1) Sure, but keep in mind that the difference between a young adult and a young child isn't that great. And any gains in productivity accrue to both while they are working, so your entire premise is that the huge productivity gains in the last few years of work for the child will offset the entire guarantee of my already incurred loss. I guess this should be a lesson in risk for you.
Over the past 20 years, productivity has increased by 33%. Trying to diminish that by calling it "isn't that great" is revising history. Maybe you should also consider the lesson that same risk applies to the adult because they have their own future risk. Seriously, think about what you are saying before saying it, you are just refuting your own logic.
2) That productivity gains mean that the human itself has a large marginal value. You can pick specific sectors (manufacturing being a commonly used example) and see that productivity gains have an inverse effect on employment due to automation: https://seekingalpha.com/article/40...whelmingly-increases-productivity-coming-back. Ironically, your much vaunted productivity gains increase the risk that the child will not be adding productive labor at all (essentially replaced by a robot).
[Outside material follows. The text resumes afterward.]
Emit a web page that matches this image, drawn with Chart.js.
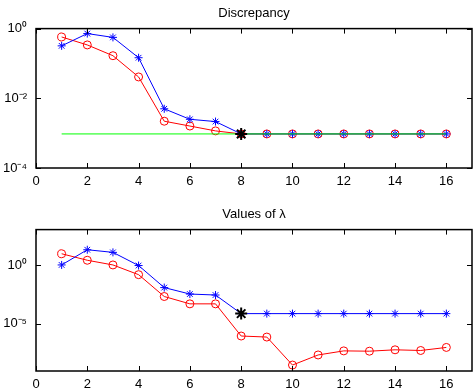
<!DOCTYPE html>
<html>
<head>
<meta charset="utf-8">
<script src="https://cdn.jsdelivr.net/npm/chart.js@4.4.0/dist/chart.umd.min.js"></script>
<style>
html,body{margin:0;padding:0;background:#fff;overflow:hidden;width:474px;height:389px;}
.box{position:absolute;left:0;width:480px;}
#topBox{top:0;height:201px;}
#botBox{top:201px;height:188px;}
</style>
</head>
<body>
<div class="box" id="topBox"><canvas id="discChart"></canvas></div>
<div class="box" id="botBox"><canvas id="lamChart"></canvas></div>
<script>
// -------- data --------
const iterations = [1,2,3,4,5,6,7,8,9,10,11,12,13,14,15,16];
const discBlue = [0.32,0.72,0.56,0.146,0.005,0.0025,0.00215,0.00095,0.00095,0.00095,0.00095,0.00095,0.00095,0.00095,0.00095,0.00095];
const discRed  = [0.575,0.34,0.167,0.041,0.0022,0.0016,0.00116,0.00095,0.00095,0.00095,0.00095,0.00095,0.00095,0.00095,0.00095,0.00095];
const tolLevel = 0.00095;
const lamBlue = [1.0,19.5,11.7,0.89,0.012,0.0034,0.0028,7.4e-5,7.4e-5,7.4e-5,7.4e-5,7.4e-5,7.4e-5,7.4e-5,7.4e-5,7.4e-5];
const lamRed  = [8.9,2.5,1.0,0.15,0.0021,5e-4,5e-4,9.3e-7,7.6e-7,3.2e-9,2.3e-8,5.1e-8,4.8e-8,6.3e-8,5.5e-8,1e-7];
const stopIter = 8;

const xTicks = [0,2,4,6,8,10,12,14,16];
const discTicks = [1e-4,1e-2,1];
const discTickLabels = ['10\u207B\u2074','10\u207B\u00B2','10\u2070'];
const lamTicks = [1e-5,1];
const lamTickLabels = ['10\u207B\u2075','10\u2070'];

Chart.defaults.font.family = '"Liberation Sans", Arial, Helvetica, sans-serif';
Chart.defaults.font.size = 13;
Chart.defaults.color = '#000';

// MATLAB-style box with inward ticks on all four sides
const boxPlugin = {
    id:'boxTicks',
    afterDraw(chart){
        const {ctx, chartArea:a, scales:{x,y}} = chart;
        const tl = 5;
        ctx.save();
        ctx.strokeStyle = '#000';
        ctx.lineWidth = 1;
        ctx.beginPath();
        x.ticks.forEach(t=>{
            const px = Math.round(x.getPixelForValue(t.value))+0.5;
            ctx.moveTo(px,a.bottom); ctx.lineTo(px,a.bottom-tl);
            ctx.moveTo(px,a.top); ctx.lineTo(px,a.top+tl);
        });
        y.ticks.forEach(t=>{
            const py = Math.round(y.getPixelForValue(t.value))+0.5;
            ctx.moveTo(a.left,py); ctx.lineTo(a.left+tl,py);
            ctx.moveTo(a.right,py); ctx.lineTo(a.right-tl,py);
        });
        ctx.stroke();
        ctx.lineWidth = 1.5;
        ctx.strokeRect(a.left,a.top,a.right-a.left,a.bottom-a.top);
        ctx.restore();
    }
};

function pts(vals){ return iterations.map((k,i)=>({x:k,y:vals[i]})); }

function makeChart(id, title, blue, red, yMin, yMax, yTicks, yLabels, xAxisH, withTol){
    const datasets = [
        {data:[{x:stopIter,y:blue[stopIter-1]}], showLine:false, pointStyle:'star', pointRadius:6,
         pointBorderWidth:2, borderColor:'#000', backgroundColor:'#000', order:0},
        {data:pts(blue), borderColor:'#0000ff', borderWidth:1, pointStyle:'star', pointRadius:4,
         pointBorderWidth:1, pointBorderColor:'#0000ff', pointBackgroundColor:'rgba(0,0,0,0)', order:2},
        {data:pts(red), borderColor:'#ff0000', borderWidth:1, pointStyle:'circle', pointRadius:4,
         pointBorderWidth:1, pointBorderColor:'#ff0000', pointBackgroundColor:'rgba(0,0,0,0)', order:3}
    ];
    if(withTol){
        datasets.push({data:[{x:iterations[0],y:tolLevel},{x:iterations[iterations.length-1],y:tolLevel}],
            borderColor:'#00ff00', borderWidth:1, pointRadius:0, order:1});
    }
    return new Chart(document.getElementById(id),{
        type:'line',
        data:{datasets},
        options:{
            responsive:true, maintainAspectRatio:false, animation:false,
            layout:{padding:{left:0,right:4,top:0,bottom:0}},
            elements:{line:{tension:0}},
            plugins:{
                legend:{display:false}, tooltip:{enabled:false},
                title:{display:true, fullSize:false, text:title, font:{size:13, weight:'normal'}, color:'#000',
                       padding:{top:6,bottom:7}}
            },
            scales:{
                x:{type:'linear', min:0, max:17,
                   afterBuildTicks:s=>{ s.ticks = xTicks.map(v=>({value:v})); },
                   afterFit:s=>{ s.height = xAxisH; },
                   grid:{display:false, drawTicks:false, tickLength:0}, border:{display:false},
                   ticks:{padding:6, maxRotation:0, autoSkip:false, color:'#000'}},
                y:{type:'logarithmic', min:yMin, max:yMax,
                   afterBuildTicks:s=>{ s.ticks = yTicks.map(v=>({value:v})); },
                   afterFit:s=>{ s.width = 36; },
                   grid:{display:false, drawTicks:false, tickLength:0}, border:{display:false},
                   ticks:{padding:9, color:'#000', callback:(v,i)=>yLabels[i]}}
            }
        },
        plugins:[boxPlugin]
    });
}

makeChart('discChart','Discrepancy',discBlue,discRed,1e-4,1,discTicks,discTickLabels,33,true);
makeChart('lamChart','Values of \u03BB',lamBlue,lamRed,1e-9,1e3,lamTicks,lamTickLabels,18,false);
</script>
</body>
</html>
Once we've automated enough (and that may actually be now), it might actually be possible to increase per capita productivity by having *fewer* workers, not more (per capita productivity is just GDP divided by people).
Did do you even consider the fact that when a worker leaves the manufacturing field, they can work in other fields and that productivity isn't accounted in that table? You keep adding more and more nuances which just end up shooting yourself in your foot.